Brethren and sisters, let’s not put trust in our own way. Let’s not trust in a company of mighty men. Men like to tout their abilities and accomplishments yet for all this world has to offer what does it bring us? We still die in our sins. Now is the time to break up our fallow ground. Now is the time to seek the Lord. Lord willing he will come soon and rain down righteousness on us.
Conclusion
What have we seen in this class? Bethel, the house of God, had become Bethaven, the house of wickedness. Through its long and storied history, we picked up everything God wanted Bethel to become. Sometimes we lose sight of that and we, like Jacob, have to find our way back to that place where we dedicated our lives to him. We must bury all aspects of idolatry in our lives, which I suggested to you means to stop making God after our own representation but rather continually be seeking to be molded into his image.
We also went to Samaria, the political capital of Israel and saw how deeply depraved it had become. Israel, for years, turned to itself or others for help rather seek their God.
It will not always be that way for Israel. Hosea ends on a beautiful positive note that overcomes both of the problems with Bethel and Samaria.
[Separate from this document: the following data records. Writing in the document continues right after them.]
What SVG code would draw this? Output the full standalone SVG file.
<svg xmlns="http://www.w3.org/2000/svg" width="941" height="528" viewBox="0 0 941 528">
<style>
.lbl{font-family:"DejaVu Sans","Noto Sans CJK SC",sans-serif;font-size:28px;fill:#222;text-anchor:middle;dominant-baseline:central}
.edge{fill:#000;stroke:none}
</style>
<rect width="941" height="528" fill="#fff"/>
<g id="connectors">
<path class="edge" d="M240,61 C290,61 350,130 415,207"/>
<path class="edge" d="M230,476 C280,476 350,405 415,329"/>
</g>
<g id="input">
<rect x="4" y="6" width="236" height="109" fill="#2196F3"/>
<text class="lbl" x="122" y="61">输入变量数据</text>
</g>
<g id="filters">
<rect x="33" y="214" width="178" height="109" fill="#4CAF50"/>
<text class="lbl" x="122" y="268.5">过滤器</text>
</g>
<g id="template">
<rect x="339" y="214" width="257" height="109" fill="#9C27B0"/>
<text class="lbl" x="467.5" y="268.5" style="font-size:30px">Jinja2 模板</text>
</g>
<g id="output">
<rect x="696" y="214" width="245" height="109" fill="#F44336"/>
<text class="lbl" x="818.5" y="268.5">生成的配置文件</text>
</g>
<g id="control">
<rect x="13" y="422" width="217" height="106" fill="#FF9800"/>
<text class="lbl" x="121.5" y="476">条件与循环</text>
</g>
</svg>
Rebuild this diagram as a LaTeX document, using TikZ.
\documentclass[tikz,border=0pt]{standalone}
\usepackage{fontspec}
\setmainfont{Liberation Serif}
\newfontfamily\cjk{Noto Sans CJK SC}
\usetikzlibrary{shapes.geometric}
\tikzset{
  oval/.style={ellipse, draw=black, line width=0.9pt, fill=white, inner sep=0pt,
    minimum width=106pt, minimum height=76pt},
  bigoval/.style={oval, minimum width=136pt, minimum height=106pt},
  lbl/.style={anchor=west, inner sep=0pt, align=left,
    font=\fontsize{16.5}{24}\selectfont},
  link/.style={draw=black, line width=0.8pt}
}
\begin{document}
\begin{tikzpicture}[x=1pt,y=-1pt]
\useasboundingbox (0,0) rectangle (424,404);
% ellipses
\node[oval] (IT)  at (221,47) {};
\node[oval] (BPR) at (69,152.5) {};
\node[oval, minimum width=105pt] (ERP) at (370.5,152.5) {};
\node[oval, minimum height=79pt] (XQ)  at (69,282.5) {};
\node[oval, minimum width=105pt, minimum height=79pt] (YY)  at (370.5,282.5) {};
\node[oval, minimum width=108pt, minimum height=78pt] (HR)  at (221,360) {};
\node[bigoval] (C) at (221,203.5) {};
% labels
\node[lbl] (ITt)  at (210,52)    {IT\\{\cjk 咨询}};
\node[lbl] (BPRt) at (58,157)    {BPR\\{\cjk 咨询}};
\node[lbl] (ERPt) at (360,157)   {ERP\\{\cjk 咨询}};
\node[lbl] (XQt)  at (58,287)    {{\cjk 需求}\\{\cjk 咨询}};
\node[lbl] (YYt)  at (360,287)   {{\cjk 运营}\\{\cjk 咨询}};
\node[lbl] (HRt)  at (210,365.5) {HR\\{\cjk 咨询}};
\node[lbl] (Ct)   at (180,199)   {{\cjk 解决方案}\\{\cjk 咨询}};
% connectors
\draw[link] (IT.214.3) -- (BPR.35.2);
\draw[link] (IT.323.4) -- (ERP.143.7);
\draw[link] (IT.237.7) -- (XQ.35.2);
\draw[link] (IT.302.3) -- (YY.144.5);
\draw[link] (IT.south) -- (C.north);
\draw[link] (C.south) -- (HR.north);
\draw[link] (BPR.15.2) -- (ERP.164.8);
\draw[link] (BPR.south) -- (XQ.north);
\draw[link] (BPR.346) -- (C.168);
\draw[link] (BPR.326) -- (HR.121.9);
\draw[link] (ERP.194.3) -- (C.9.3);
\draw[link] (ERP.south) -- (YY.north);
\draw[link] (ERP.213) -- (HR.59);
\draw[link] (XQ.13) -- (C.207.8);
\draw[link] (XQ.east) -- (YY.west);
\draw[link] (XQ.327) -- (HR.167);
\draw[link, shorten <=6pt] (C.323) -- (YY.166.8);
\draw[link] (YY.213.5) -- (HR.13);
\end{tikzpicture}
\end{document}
It’s in chapter 14:2-3,
“O Israel, return unto the LORD thy God; for thou hast fallen by thine iniquity. {2} Take with you words, and turn to the LORD: say unto him, Take away all iniquity, and receive us graciously: so will we render the calves of our lips. {3} Asshur shall not save us; we will not ride upon horses [Samaria]: neither will we say any more to the work of our hands, Ye are our gods [Bethel]: for in thee the fatherless findeth mercy.”
[1] So established was Samaria that Ezekiel would put it on a par with Jerusalem in his parable of two harlot sisters, Aholah and Aholibah in Ezekiel 23.
[2] Isn’t it ironic the last king of Israel has the same name as the prophet which spoke of his being cut off (Hosea 10:15).
[3] Jareb is more likely a title “Great” rather than a proper name.